Как опора на факты и опыт, так и фиксация нормативности объясняются тем, что позитивист не постигает сущности, но изучает явление, поскольку сущность признается метафизической идеей, которой не соответствует ничто в опыте; следовательно, со временем (отразилось к началу XX века) позитивист утрачивает всякое представление о причинных связях в мире вещей, заменяя его постулированием функциональных зависимостей между идеями этих вещей (между предметами знания). Быть реальным значит быть элементом в структуре, которая обладает определенными функциями. Именно функционализм подводит современного позитивиста к плюрализму «теории факторов», а следовательно, и к множественности оценок и объяснений: мнения подавляют co-мнения; гипотеза замещает теорию.

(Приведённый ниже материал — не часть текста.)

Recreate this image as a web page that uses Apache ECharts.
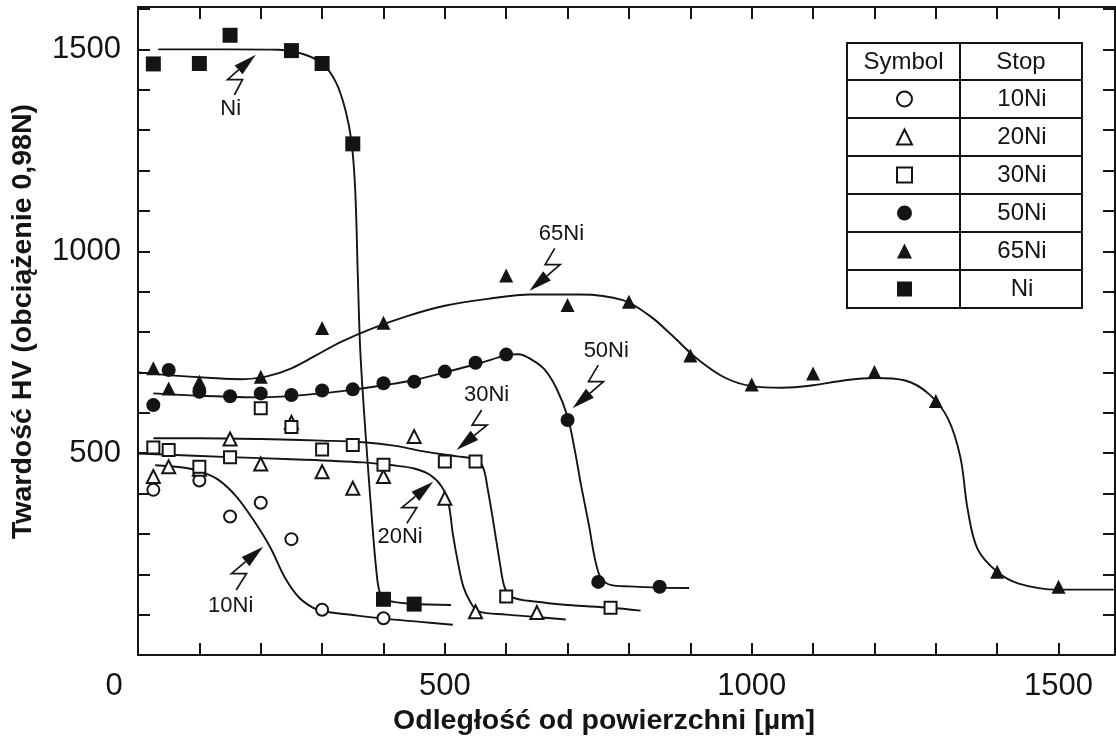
<!DOCTYPE html>
<html>
<head>
<meta charset="utf-8">
<script src="https://cdn.jsdelivr.net/npm/echarts@6/dist/echarts.min.js"></script>
<style>
html,body{margin:0;padding:0;background:#fff;}
#c{width:1116px;height:742px;}
</style>
</head>
<body>
<div id="c"></div>
<script>
// ---------- data ----------
const seriesNames = ['10Ni', '20Ni', '30Ni', '50Ni', '65Ni', 'Ni'];
const xTickLabels = [0, 500, 1000, 1500];
const yTickLabels = [500, 1000, 1500];

// measured points [distance µm, HV]
const pts10Ni = [[25,409],[100,432],[150,343],[200,377],[250,287],[300,112],[400,91]];
const pts20Ni = [[25,442],[50,466],[100,460],[150,535],[200,473],[250,576],[300,454],[350,413],[400,442],[450,541],[500,388],[550,107],[650,105]];
const pts30Ni = [[25,514],[50,508],[100,466],[150,490],[200,611],[250,565],[300,509],[350,520],[400,471],[500,479],[550,479],[600,145],[770,117]];
const pts50Ni = [[25,619],[50,706],[100,652],[150,641],[200,648],[250,644],[300,655],[350,658],[400,673],[450,677],[500,702],[550,724],[600,744],[700,582],[750,181],[850,169]];
const pts65Ni = [[25,710],[50,660],[100,677],[200,689],[300,810],[400,823],[600,940],[700,867],[800,875],[900,742],[1000,670],[1100,697],[1200,701],[1300,629],[1400,206],[1500,169]];
const ptsNi   = [[25,1464],[100,1465],[150,1535],[250,1497],[300,1465],[350,1266],[400,138],[450,126]];

// fitted curves
const curve10Ni = [[28,470],[70,465],[101,455],[130,435],[160,393],[190,330],[215,268],[240,190],[262,143],[284,118],[300,109],[350,99],[400,90],[460,82],[513,75]];
const curve20Ni = [[0,499],[150,490],[250,485],[367,477],[420,469],[450,462],[476,446],[495,417],[506,375],[513,300],[521,232],[530,170],[542,130],[555,108],[600,100],[650,94],[697,88]];
const curve30Ni = [[25,537],[100,537],[200,535],[300,531],[367,527],[420,518],[470,503],[520,492],[550,484],[562,466],[570,410],[580,320],[590,225],[598,165],[610,143],[650,132],[700,124],[770,117],[819,110]];
const curve50Ni = [[25,648],[100,642],[200,638],[300,648],[350,657],[400,668],[450,681],[500,700],[555,722],[600,742],[620,745],[640,733],[662,708],[682,660],[700,590],[712,505],[722,420],[735,320],[745,235],[755,189],[772,173],[800,170],[851,167],[898,166]];
const curve65Ni = [[0,700],[60,692],[120,686],[170,683],[210,690],[250,710],[290,742],[330,775],[380,808],[440,840],[500,865],[570,882],[640,893],[720,893],[790,879],[834,840],[870,792],[910,735],[955,688],[1000,666],[1050,662],[1100,668],[1150,680],[1200,686],[1250,680],[1290,645],[1320,585],[1340,490],[1352,360],[1368,263],[1400,206],[1435,177],[1498,162],[1590,162]];
const curveNi   = [[33,1500],[150,1500],[230,1499],[270,1488],[300,1465],[322,1420],[338,1350],[348,1270],[354,1150],[358,950],[362,760],[368,610],[375,460],[382,320],[388,215],[394,155],[405,136],[446,127],[510,124]];

// annotation labels: text anchor, arrow start, arrow tip (data coordinates)
const annotationLabels = ['Ni', '10Ni', '20Ni', '30Ni', '65Ni', '50Ni'];
const annotationText  = [[151,1352],[151,121],[427,293],[568,644],[690,1043],[763,752]];
const annotationFrom  = [[157,1387],[160,161],[438,326],[560,607],[679,1007],[750,718]];
const annotationTo    = [[192,1487],[204,268],[481,429],[519,508],[638,902],[708,611]];

// ---------- chart ----------
const FONT = "'Liberation Sans', Arial, Helvetica, sans-serif";
const INK = '#141414';

const pointsBy = {'10Ni':pts10Ni,'20Ni':pts20Ni,'30Ni':pts30Ni,'50Ni':pts50Ni,'65Ni':pts65Ni,'Ni':ptsNi};
const curvesBy = {'10Ni':curve10Ni,'20Ni':curve20Ni,'30Ni':curve30Ni,'50Ni':curve50Ni,'65Ni':curve65Ni,'Ni':curveNi};
const symbols = {'10Ni':'emptyCircle','20Ni':'emptyTriangle','30Ni':'emptyRect','50Ni':'circle','65Ni':'triangle','Ni':'rect'};
const sizes = {'10Ni':12,'20Ni':13,'30Ni':12,'50Ni':14,'65Ni':14,'Ni':15};

const chart = echarts.init(document.getElementById('c'), null, {renderer:'canvas'});

const series = [];
seriesNames.forEach(n => series.push({
  name: n + ' krzywa', type: 'line', data: curvesBy[n],
  showSymbol: false, symbol: 'none', smooth: 0.35,
  lineStyle: {color: INK, width: 1.9}, itemStyle: {color: INK},
  silent: true, z: 2, animation: false
}));
seriesNames.forEach(n => series.push({
  name: n, type: 'scatter', data: pointsBy[n],
  symbol: symbols[n], symbolSize: sizes[n],
  itemStyle: {color: INK, borderColor: INK, borderWidth: symbols[n].indexOf('empty') === 0 ? 1.8 : 0, opacity: 1},
  z: 3, animation: false
}));

const axisCommon = {
  type: 'value', interval: 100,
  axisLine: {show: true, onZero: false, lineStyle: {color: INK, width: 2}},
  axisTick: {show: true, inside: true, length: 12, lineStyle: {color: INK, width: 2}},
  splitLine: {show: false}, minorTick: {show: false}
};

chart.setOption({
  backgroundColor: '#fff',
  animation: false,
  grid: {left: 138, top: 7, width: 977, height: 648, containLabel: false, outerBoundsMode: 'none'},
  xAxis: [
    Object.assign({}, axisCommon, {
      min: 0, max: 1592, position: 'bottom',
      axisLabel: {
        fontSize: 31, color: INK, fontFamily: FONT, margin: 16,
        formatter: v => xTickLabels.indexOf(v) >= 0 ? (v === 0 ? '{z|0}' : String(v)) : '',
        rich: {z: {fontSize: 31, fontFamily: FONT, color: INK, padding: [0, 48, 0, 0]}}
      },
      name: 'Odległość od powierzchni [µm]', nameLocation: 'middle', nameGap: 52, nameMoveOverlap: false,
      nameTextStyle: {fontSize: 28.5, fontWeight: 'bold', fontFamily: FONT, color: INK, padding: [0, 45, 0, 0]}
    }),
    Object.assign({}, axisCommon, {min: 0, max: 1592, position: 'top', axisLabel: {show: false}})
  ],
  yAxis: [
    Object.assign({}, axisCommon, {
      min: 0, max: 1605, position: 'left',
      axisLabel: {
        fontSize: 31, color: INK, fontFamily: FONT, margin: 17,
        formatter: v => yTickLabels.indexOf(v) >= 0 ? String(v) : ''
      },
      name: 'Twardość HV (obciążenie 0,98N)', nameLocation: 'middle', nameGap: 100, nameRotate: 90, nameMoveOverlap: false,
      nameTextStyle: {fontSize: 28.5, fontWeight: 'bold', fontFamily: FONT, color: INK, padding: [0, 0, 0, 19]}
    }),
    Object.assign({}, axisCommon, {min: 0, max: 1605, position: 'right', axisLabel: {show: false}})
  ],
  legend: {
    data: seriesNames, orient: 'vertical', left: 891, top: 82,
    itemWidth: 15, itemHeight: 15, itemGap: 14, selectedMode: false,
    formatter: n => '{a|' + n + '}',
    textStyle: {
      fontSize: 24, fontFamily: FONT, color: INK, lineHeight: 24,
      rich: {a: {width: 210, align: 'center', fontSize: 24, lineHeight: 24, fontFamily: FONT, color: INK}}
    }
  },
  series: series
});

// ---------- legend table frame and annotations ----------
function toPx(p) { return chart.convertToPixel({xAxisIndex: 0, yAxisIndex: 0}, p); }

function boltArrow(from, to) {
  const s = toPx(from), t = toPx(to);
  const dx = t[0] - s[0], dy = t[1] - s[1];
  const side = dx < 0 ? 1 : -1;
  const p1 = [s[0] + 0.38 * dx, s[1] + 0.38 * dy];
  const p2 = [p1[0] + side * 15, p1[1]];
  const ux = t[0] - p2[0], uy = t[1] - p2[1];
  const ul = Math.hypot(ux, uy);
  const u = [ux / ul, uy / ul], nrm = [-u[1], u[0]];
  const head = 23, hw = 6;
  const b = [t[0] - u[0] * head, t[1] - u[1] * head];
  return [
    {type: 'polyline', z: 20, silent: true, shape: {points: [s, p1, p2, b]}, style: {stroke: INK, lineWidth: 1.7, fill: null}},
    {type: 'polygon', z: 20, silent: true, shape: {points: [t, [b[0] + nrm[0] * hw, b[1] + nrm[1] * hw], [b[0] - nrm[0] * hw, b[1] - nrm[1] * hw]]}, style: {fill: INK}}
  ];
}

const graphics = [];
// table frame
const tx0 = 847, tx1 = 1082, tcol = 960, ty0 = 43, ty1 = 308;
graphics.push({type: 'rect', z: 20, silent: true, shape: {x: tx0, y: ty0, width: tx1 - tx0, height: ty1 - ty0}, style: {fill: null, stroke: INK, lineWidth: 2}});
graphics.push({type: 'line', z: 20, silent: true, shape: {x1: tcol, y1: ty0, x2: tcol, y2: ty1}, style: {stroke: INK, lineWidth: 2}});
[80, 118, 156, 194, 232, 270].forEach(y => graphics.push({type: 'line', z: 20, silent: true, shape: {x1: tx0, y1: y, x2: tx1, y2: y}, style: {stroke: INK, lineWidth: 2}}));
graphics.push({type: 'text', z: 20, silent: true, style: {text: 'Symbol', x: (tx0 + tcol) / 2, y: 62, font: '24px ' + FONT, fill: INK, align: 'center', verticalAlign: 'middle', textAlign: 'center', textVerticalAlign: 'middle'}});
graphics.push({type: 'text', z: 20, silent: true, style: {text: 'Stop', x: (tcol + tx1) / 2, y: 62, font: '24px ' + FONT, fill: INK, align: 'center', verticalAlign: 'middle', textAlign: 'center', textVerticalAlign: 'middle'}});

annotationLabels.forEach((lab, i) => {
  const p = toPx(annotationText[i]);
  graphics.push({type: 'text', z: 20, silent: true, style: {text: lab, x: p[0], y: p[1], font: '22px ' + FONT, fill: INK, align: 'center', verticalAlign: 'middle', textAlign: 'center', textVerticalAlign: 'middle'}});
  boltArrow(annotationFrom[i], annotationTo[i]).forEach(g => graphics.push(g));
});

chart.setOption({graphic: {elements: graphics}});
</script>
</body>
</html>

Принцип конвенционализма определяется «аксиоматикой опыта», которые заставляют договариваться о некоторых опорных пунктах исследования как признаваемых всеми. Например, говорится о принципе экономии в мышлении и описании, о прочих условностях научного описания фактов, исходя из функциональной оправданности каждого отдельного опыта. Материал (исходный), данные и факты не разведены в последовательности операций от вещи через предмет к объекту; различные уровни абстрагирующего co-знания смешиваются и причиняют друг другу различные неудобства в по-знании.

Дело усложняется тем, что постоянно утверждается связь между значением слова и «гносеологическим образом», т.е. понятием, представленным как образ, что на самом деле и есть символ. Значение слова, т.е. десигнат S – напрямую соотносится сразу со всеми содержательными формами слова, конечным результатом чего и возникает недоверие к слову. Номинализм позитивистских учений является родовым их признаком, а недоверие к слову и неверие в сущности, за словом скрытые, развивают скептицизм в отношении к слову и агностицизм в отношении к сущности. Измельчание теории и вызванная этим множественность теорий связаны с необходимостью отозваться на каждую новую модификацию вещи, за всей совокупностью которых не пожелали увидеть вечной их идеи и не сумели фиксировать ее в слове. «Позитивистская бритва Оккама притупилась» (Нарский 1961: 360) – слишком многое приходится ей сбривать.

2. Русский позитивизм

Возвращаясь к русской философской мысли XIX века, мы находим источник первого позитивизма в обращении русских мыслителей к социальным вопросам своего времени (П.Л. Лавров, Н.К. Михайловский, К.Д. Кавелин, Б.Н. Чичерин и др.) – влияние французского позитивизма Огюста Конта в области идеологии.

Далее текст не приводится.